Un tournant géopolitique
Peu de chances, toutefois, pour que les actions de Pékin infléchissent la volonté de Washington de s'éloigner de la Chine au profit de l'Inde, une constante qui résiste à l'alternance entre présidents républicains et démocrates à la Maison-Blanche. Démarrée sous Trump, accentuée sous Joe Biden, la guerre commerciale sino-américaine ne semble aujourd'hui pas près de s'éteindre, bien au contraire.
Depuis sa réélection, Donald Trump semble en outre vouloir accélérer le rapprochement avec l'Inde, également promu par son prédécesseur. Narendra Modi s'est rendu à la Maison-Blanche peu après la prise de pouvoir de Donald Trump, le 12 février dernier, lors d'une rencontre visant à renforcer les liens entre les deux puissances en matière de commerce, de défense, de technologie et d'énergie. La coopération militaire est particulièrement à l'ordre du jour, alors que les Etats-Unis souhaitent opérer un basculement de leurs priorités militaires depuis l'Europe vers l'Asie, un changement stratégique majeur qui remonte aux années Obama. Les deux pays doivent ainsi signer d'ici la fin de l'année un accord de coopération militaire d'une durée de dix ans. L'exercice militaire conjoint Tiger Triumph, qui a eu lieu en avril, est l'un des exemples les plus concrets de cette coopération. La production de missiles Javelin et de véhicules de combat Stryker en Inde est également en cours de discussion.
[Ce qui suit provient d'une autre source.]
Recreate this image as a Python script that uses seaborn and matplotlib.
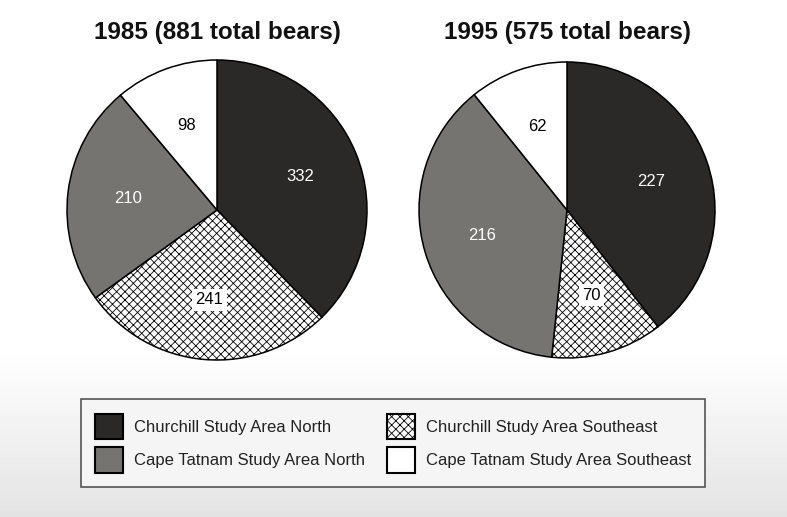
import numpy as np
import matplotlib
matplotlib.use("Agg")
import matplotlib.pyplot as plt
import seaborn as sns
from matplotlib.patches import Patch

# Datos
areas = ["Churchill Study Area North", "Churchill Study Area Southeast",
         "Cape Tatnam Study Area North", "Cape Tatnam Study Area Southeast"]
osos_1985 = [332, 241, 210, 98]
osos_1995 = [227, 70, 216, 62]
titulos = ["1985 (881 total bears)", "1995 (575 total bears)"]

colores = ["#2b2828", "#ffffff", "#767471", "#ffffff"]
tramas = [None, "xxxx", None, None]
color_texto = ["white", "black", "white", "black"]

sns.set_theme(style="white")
plt.rcParams["font.family"] = ["Liberation Sans", "DejaVu Sans"]
plt.rcParams["hatch.linewidth"] = 0.6
plt.rcParams["hatch.color"] = "#222222"

W, H = 787, 517
fig = plt.figure(figsize=(W / 100, H / 100), dpi=100)

# Fondo con degradado en la parte inferior
fondo = fig.add_axes([0, 0, 1, 1], zorder=-10)
filas = np.arange(H)
grad = np.where(filas < 350, 1.0, 1.0 - (filas - 350) / (H - 350) * 0.11)
fondo.imshow(grad[:, None], cmap="gray", vmin=0, vmax=1, aspect="auto",
             extent=[0, 1, 0, 1])
fondo.set_axis_off()


def dibujar_pie(cx, cy, r, valores, titulo):
    lim = 1.1
    size = r * lim
    ax = fig.add_axes([(cx - size) / W, (H - cy - size) / H, 2 * size / W, 2 * size / H])
    total = sum(valores)
    wedges, _, textos = ax.pie(
        valores, colors=colores, startangle=90, counterclock=False,
        autopct=lambda p: f"{round(p * total / 100)}", pctdistance=0.6,
        wedgeprops=dict(edgecolor="black", linewidth=1.1),
        textprops=dict(fontsize=12))
    for w, t, tr, ct in zip(wedges, textos, tramas, color_texto):
        t.set_color(ct)
        if tr:
            w.set_hatch(tr)
            t.set_bbox(dict(facecolor="white", edgecolor="none", pad=2.5))
    ax.set_xlim(-lim, lim)
    ax.set_ylim(-lim, lim)
    ax.set_aspect("equal")
    ax.set_axis_off()
    fig.text(cx / W, 1 - 32 / H, titulo, ha="center", va="center",
             fontsize=17.5, fontweight="bold", color="#111111")


dibujar_pie(217, 210, 150, osos_1985, titulos[0])
dibujar_pie(567, 210, 148, osos_1995, titulos[1])

# Leyenda
handles = [Patch(facecolor=c, edgecolor="black", hatch=h, linewidth=1.5)
           for c, h in zip(colores, tramas)]
orden = [0, 2, 1, 3]
leg = fig.legend([handles[i] for i in orden], [areas[i] for i in orden],
                 ncol=2, loc="center", bbox_to_anchor=(393 / W, 1 - 443 / H),
                 fontsize=12, handlelength=1.7, handleheight=2.0,
                 handletextpad=0.65, columnspacing=1.3, labelspacing=0.45,
                 borderpad=0.85, borderaxespad=0, frameon=True, fancybox=False,
                 framealpha=1)
leg.get_frame().set_edgecolor("#555555")
leg.get_frame().set_linewidth(1.2)
leg.get_frame().set_facecolor("#f5f5f5")
for t in leg.get_texts():
    t.set_color("#222222")

fig.savefig("out.png", dpi=100)
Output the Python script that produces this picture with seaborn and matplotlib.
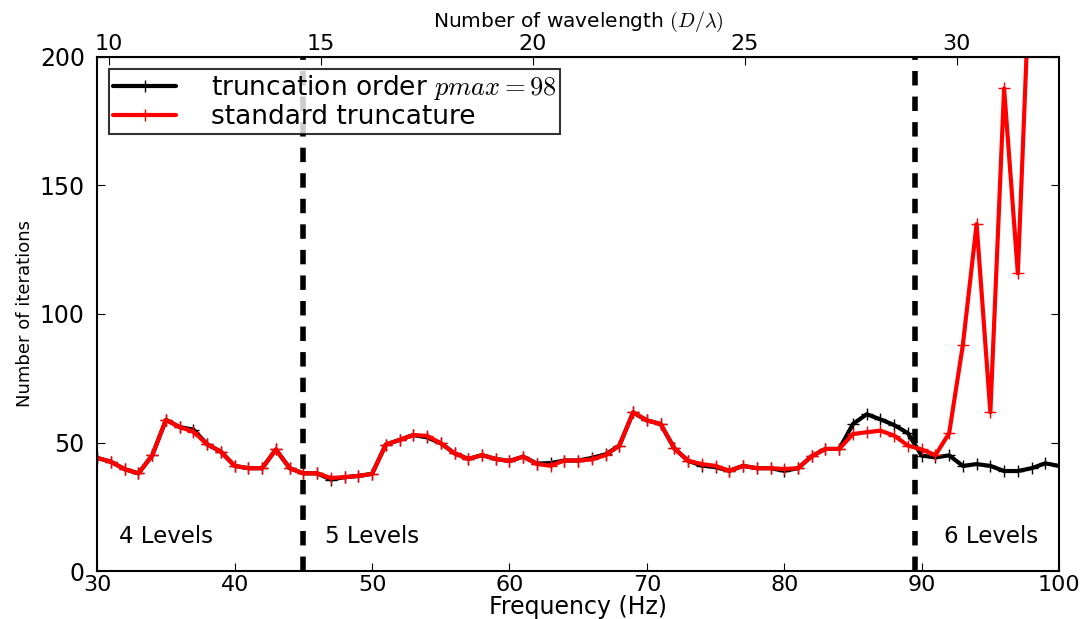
"""
Iteration count vs frequency, truncation order pmax=98 vs standard truncature.
"""
import numpy as np
import pandas as pd
import matplotlib
matplotlib.use("Agg")
import matplotlib.pyplot as plt
import seaborn as sns

# frequency grid (Hz)
freq = list(range(30, 101))

# truncation order pmax = 98 (black)
iters_pmax = [
    44, 42.5, 39.6, 38, 45, 58.8, 56, 55, 49.3, 46.4,
    40.9, 40, 40, 47.3, 40, 38, 38, 35.6, 36.5, 37,
    37.8, 49.2, 51, 52.9, 52, 49.7, 45.8, 43.6, 45.1, 43.6,
    42.8, 44.5, 41.8, 42, 43, 43, 44, 45.4, 48.8, 61.7,
    58.6, 57.2, 47.7, 42.9, 41, 40.4, 39, 40.9, 40, 40,
    39, 40, 44.7, 47.5, 47.5, 57.2, 61, 59, 56.8, 53.6,
    44.9, 44.2, 45, 40.9, 41.6, 40.9, 38.9, 38.9, 40, 41.9,
    40.9,
]

# standard truncature (red) - leaves the frame after 97 Hz
freq_std = list(range(30, 99))
iters_std = [
    44, 42.5, 39.6, 38, 45, 58.8, 56, 54.2, 49.3, 46.4,
    40.9, 40, 40, 47.3, 40, 38, 38, 36.2, 36.5, 37,
    37.8, 49.2, 51, 52.9, 52.6, 49.7, 45.8, 43.6, 45.1, 43.6,
    42.8, 44.5, 41.6, 41, 43, 43, 43.4, 45.1, 48.8, 61.7,
    58.6, 57.2, 47.7, 42.9, 41.6, 40.9, 39, 40.9, 40, 40,
    39.7, 40, 44.7, 47.5, 47.5, 53.3, 54, 54.6, 52.7, 48.8,
    47.3, 45.1, 53.6, 88, 135, 61.7, 187.8, 115.8, 250,
]

level_x = [31.6, 46.6, 91.6]
level_txt = ["4 Levels", "5 Levels", "6 Levels"]
level_bounds = [45, 89.5]

HZ_PER_WAVELENGTH = 3.0855

sns.set_style("ticks")
plt.rcParams.update({
    "font.family": ["DejaVu Sans"],
    "text.color": "black",
    "axes.labelcolor": "black",
    "xtick.color": "black",
    "ytick.color": "black",
    "xtick.direction": "in",
    "ytick.direction": "in",
    "xtick.major.size": 6,
    "ytick.major.size": 6,
    "mathtext.fontset": "cm",
})

df_pmax = pd.DataFrame({"freq": freq, "iters": iters_pmax})
df_std = pd.DataFrame({"freq": freq_std, "iters": iters_std})

fig = plt.figure(figsize=(10.88, 6.19), dpi=100)
ax = fig.add_axes([0.0894, 0.0775, 0.8840, 0.8305])

sns.lineplot(data=df_pmax, x="freq", y="iters", ax=ax, color="black", lw=3,
             marker="+", markersize=8, markeredgewidth=1.0, markeredgecolor="black",
             label=r"truncation order $pmax = 98$")
sns.lineplot(data=df_std, x="freq", y="iters", ax=ax, color="red", lw=3,
             marker="+", markersize=8, markeredgewidth=1.0, markeredgecolor="red",
             label="standard truncature")

for xb in level_bounds:
    ax.axvline(xb, color="black", lw=4, ls=(0, (2.6, 2.0)), zorder=3)

for xt, t in zip(level_x, level_txt):
    ax.text(xt, 9, t, fontsize=16.5, ha="left", va="bottom")

ax.set_xlim(30, 100)
ax.set_ylim(0, 200)
ax.set_xticks(range(30, 101, 10))
ax.set_yticks(range(0, 201, 50))
ax.tick_params(axis="x", labelsize=16, top=False, pad=3)
ax.tick_params(axis="y", labelsize=17, right=True, pad=9)
ax.set_xlabel("Frequency (Hz)", fontsize=17, labelpad=0)
ax.set_ylabel("Number of iterations", fontsize=13, labelpad=4)
for sp in ax.spines.values():
    sp.set_linewidth(1.5)
    sp.set_color("black")

top = ax.secondary_xaxis("top", functions=(lambda f: f / HZ_PER_WAVELENGTH,
                                           lambda n: n * HZ_PER_WAVELENGTH))
top.set_xticks(range(10, 31, 5))
top.tick_params(direction="in", labelsize=16, length=6, pad=2)
top.set_xlabel(r"Number of wavelength $(D/\lambda)$", fontsize=14.5, labelpad=5)

leg = ax.legend(loc="upper left", fontsize=19, frameon=True, fancybox=False,
                handlelength=2.4, borderaxespad=0.45, borderpad=0.15,
                labelspacing=0.1, handletextpad=1.3)
leg.get_frame().set_edgecolor("black")
leg.get_frame().set_linewidth(1.5)

fig.savefig("out.png", dpi=100)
Enfin, l'Inde pourrait bien être le premier pays à signer un accord bilatéral avec les Etats-Unis, en échange de quoi Donald Trump annulerait les droits de douane de 26% qu'il a prévu de mettre en place sur les produits indiens. JD Vance s'est récemment rendu en Inde avec son épouse (d'origine indienne) dans cette optique. Davantage qu'une simple restructuration stratégique, le basculement d'Apple vers l'Inde est donc le signe d'un mouvement tectonique profond dans la stratégie géopolitique américaine en Asie.